▶ [Source material]
++++

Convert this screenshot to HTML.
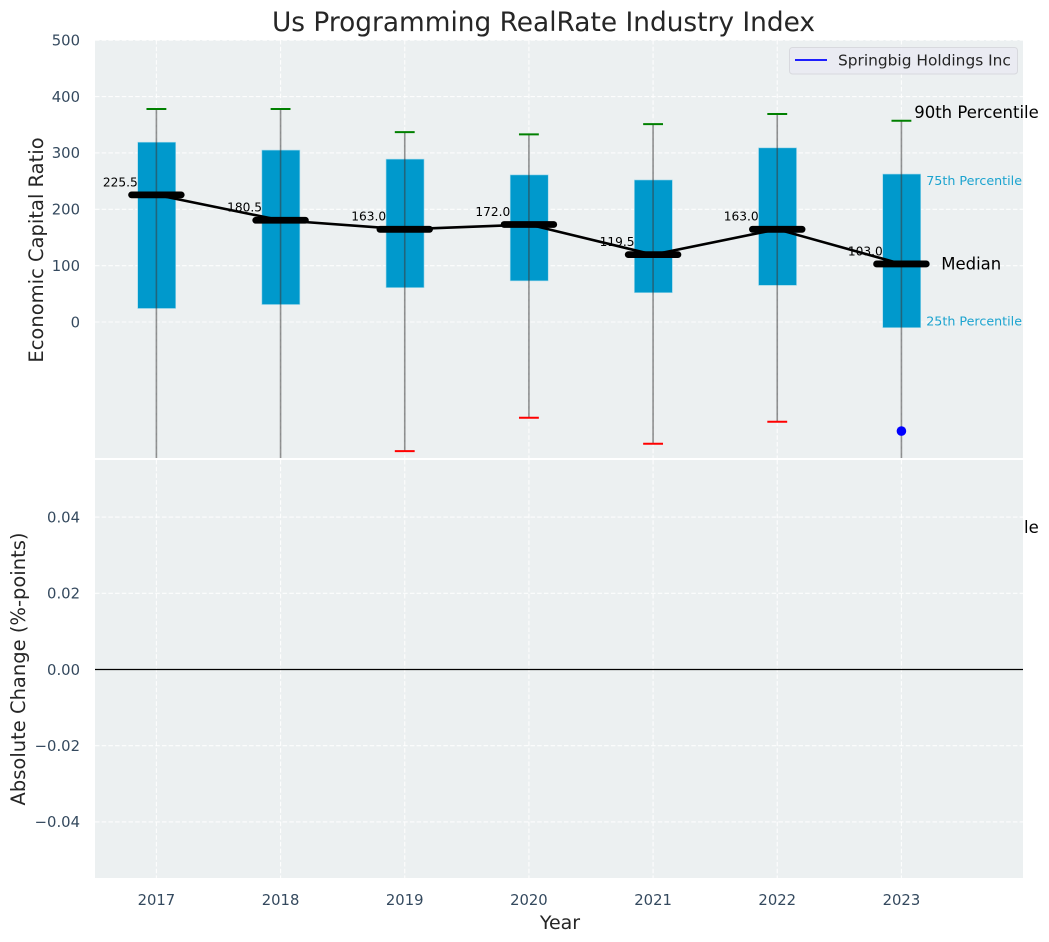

++++

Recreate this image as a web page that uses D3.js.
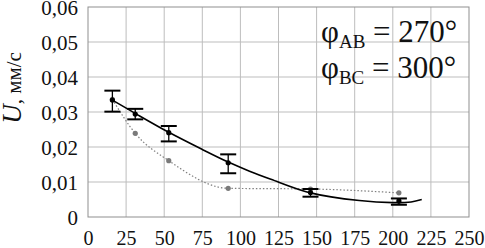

++++

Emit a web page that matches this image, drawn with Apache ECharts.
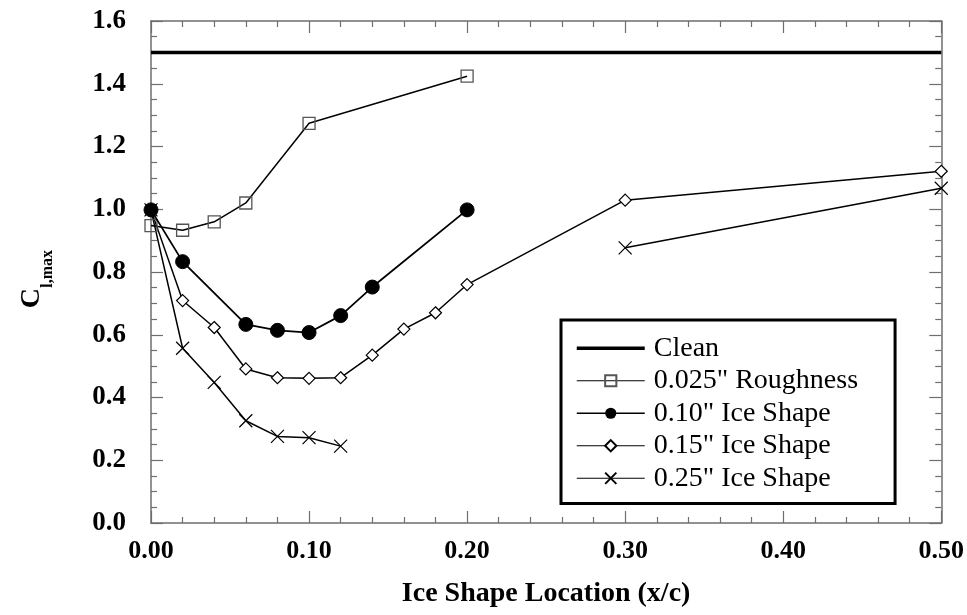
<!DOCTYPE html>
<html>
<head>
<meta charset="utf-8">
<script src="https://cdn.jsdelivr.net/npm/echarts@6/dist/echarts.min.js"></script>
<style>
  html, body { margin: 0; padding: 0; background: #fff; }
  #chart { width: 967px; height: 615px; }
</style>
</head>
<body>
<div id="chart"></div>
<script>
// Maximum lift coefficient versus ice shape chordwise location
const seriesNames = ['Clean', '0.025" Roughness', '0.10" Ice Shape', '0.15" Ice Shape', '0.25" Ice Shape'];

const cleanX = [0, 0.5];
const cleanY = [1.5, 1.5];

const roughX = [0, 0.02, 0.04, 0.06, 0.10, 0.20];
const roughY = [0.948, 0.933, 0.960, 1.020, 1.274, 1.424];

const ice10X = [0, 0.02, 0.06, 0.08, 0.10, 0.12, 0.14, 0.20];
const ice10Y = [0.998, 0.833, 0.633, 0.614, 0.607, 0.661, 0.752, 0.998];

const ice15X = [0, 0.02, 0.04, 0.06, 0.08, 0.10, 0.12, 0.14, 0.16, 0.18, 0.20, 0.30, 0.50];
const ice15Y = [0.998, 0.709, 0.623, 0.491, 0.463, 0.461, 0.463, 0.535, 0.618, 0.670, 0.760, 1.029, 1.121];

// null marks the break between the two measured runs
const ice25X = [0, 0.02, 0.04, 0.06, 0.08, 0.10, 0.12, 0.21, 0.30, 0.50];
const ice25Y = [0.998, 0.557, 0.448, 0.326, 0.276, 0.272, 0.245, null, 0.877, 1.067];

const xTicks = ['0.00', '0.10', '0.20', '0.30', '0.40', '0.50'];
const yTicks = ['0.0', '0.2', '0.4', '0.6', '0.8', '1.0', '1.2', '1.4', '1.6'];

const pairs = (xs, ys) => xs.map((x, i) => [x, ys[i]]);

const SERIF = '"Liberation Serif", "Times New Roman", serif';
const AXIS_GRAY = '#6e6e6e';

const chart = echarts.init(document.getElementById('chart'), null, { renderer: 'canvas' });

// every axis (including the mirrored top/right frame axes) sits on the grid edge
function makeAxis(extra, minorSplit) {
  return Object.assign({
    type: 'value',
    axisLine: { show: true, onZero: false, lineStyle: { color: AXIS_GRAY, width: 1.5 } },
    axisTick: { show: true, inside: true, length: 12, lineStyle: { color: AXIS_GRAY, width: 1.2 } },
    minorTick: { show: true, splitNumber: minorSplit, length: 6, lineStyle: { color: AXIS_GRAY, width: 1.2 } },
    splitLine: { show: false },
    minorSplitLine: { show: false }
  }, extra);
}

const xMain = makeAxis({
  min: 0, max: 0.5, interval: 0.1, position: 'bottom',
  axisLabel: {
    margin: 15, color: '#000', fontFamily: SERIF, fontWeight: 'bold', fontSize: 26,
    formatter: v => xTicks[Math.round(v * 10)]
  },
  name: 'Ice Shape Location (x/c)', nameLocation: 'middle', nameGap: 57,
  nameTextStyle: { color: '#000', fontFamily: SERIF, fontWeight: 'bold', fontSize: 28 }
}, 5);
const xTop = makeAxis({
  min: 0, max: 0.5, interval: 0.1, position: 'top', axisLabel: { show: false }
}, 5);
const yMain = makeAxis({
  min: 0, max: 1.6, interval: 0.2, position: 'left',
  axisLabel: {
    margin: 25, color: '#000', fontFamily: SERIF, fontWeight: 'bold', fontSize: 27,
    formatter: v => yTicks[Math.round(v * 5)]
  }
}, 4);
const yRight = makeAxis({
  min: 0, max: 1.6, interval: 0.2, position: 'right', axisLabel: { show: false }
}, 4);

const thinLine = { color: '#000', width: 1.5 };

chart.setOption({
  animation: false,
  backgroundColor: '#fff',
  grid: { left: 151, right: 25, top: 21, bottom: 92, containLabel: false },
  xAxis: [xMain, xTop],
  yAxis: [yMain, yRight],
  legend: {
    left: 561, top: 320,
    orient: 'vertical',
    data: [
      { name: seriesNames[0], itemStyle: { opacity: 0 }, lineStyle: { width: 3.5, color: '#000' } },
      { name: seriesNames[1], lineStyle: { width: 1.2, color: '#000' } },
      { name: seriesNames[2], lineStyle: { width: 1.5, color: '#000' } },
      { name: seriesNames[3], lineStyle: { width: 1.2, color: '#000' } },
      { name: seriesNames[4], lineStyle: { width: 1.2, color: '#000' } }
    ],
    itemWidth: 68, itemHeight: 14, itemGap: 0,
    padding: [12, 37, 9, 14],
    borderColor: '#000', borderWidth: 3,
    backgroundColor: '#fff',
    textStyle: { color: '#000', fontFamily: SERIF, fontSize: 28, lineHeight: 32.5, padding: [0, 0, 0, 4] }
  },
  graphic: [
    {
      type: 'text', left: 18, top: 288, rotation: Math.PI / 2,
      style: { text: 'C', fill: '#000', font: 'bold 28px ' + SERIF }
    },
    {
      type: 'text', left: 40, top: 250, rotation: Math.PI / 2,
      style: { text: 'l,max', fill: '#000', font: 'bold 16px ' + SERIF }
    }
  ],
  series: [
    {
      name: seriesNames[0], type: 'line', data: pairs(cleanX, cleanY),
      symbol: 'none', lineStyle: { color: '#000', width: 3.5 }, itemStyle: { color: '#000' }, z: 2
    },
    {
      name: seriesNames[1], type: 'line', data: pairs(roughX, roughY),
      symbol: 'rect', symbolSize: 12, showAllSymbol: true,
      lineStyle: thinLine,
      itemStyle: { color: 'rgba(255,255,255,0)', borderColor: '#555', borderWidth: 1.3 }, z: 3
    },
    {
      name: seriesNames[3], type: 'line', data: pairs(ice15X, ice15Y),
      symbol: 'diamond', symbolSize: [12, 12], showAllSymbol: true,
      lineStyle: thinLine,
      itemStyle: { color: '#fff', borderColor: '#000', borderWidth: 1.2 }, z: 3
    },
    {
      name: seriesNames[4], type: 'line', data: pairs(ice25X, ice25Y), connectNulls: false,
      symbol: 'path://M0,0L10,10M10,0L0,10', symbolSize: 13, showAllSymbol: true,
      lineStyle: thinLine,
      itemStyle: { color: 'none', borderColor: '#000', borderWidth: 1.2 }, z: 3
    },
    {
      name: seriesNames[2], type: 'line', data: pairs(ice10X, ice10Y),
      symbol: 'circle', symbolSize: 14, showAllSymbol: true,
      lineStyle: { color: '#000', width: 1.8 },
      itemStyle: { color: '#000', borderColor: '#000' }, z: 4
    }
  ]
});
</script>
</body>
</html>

++++

▶ [Set exercise] Give the count of lines holding the word "that", with no other words.

▶ [Solution] 2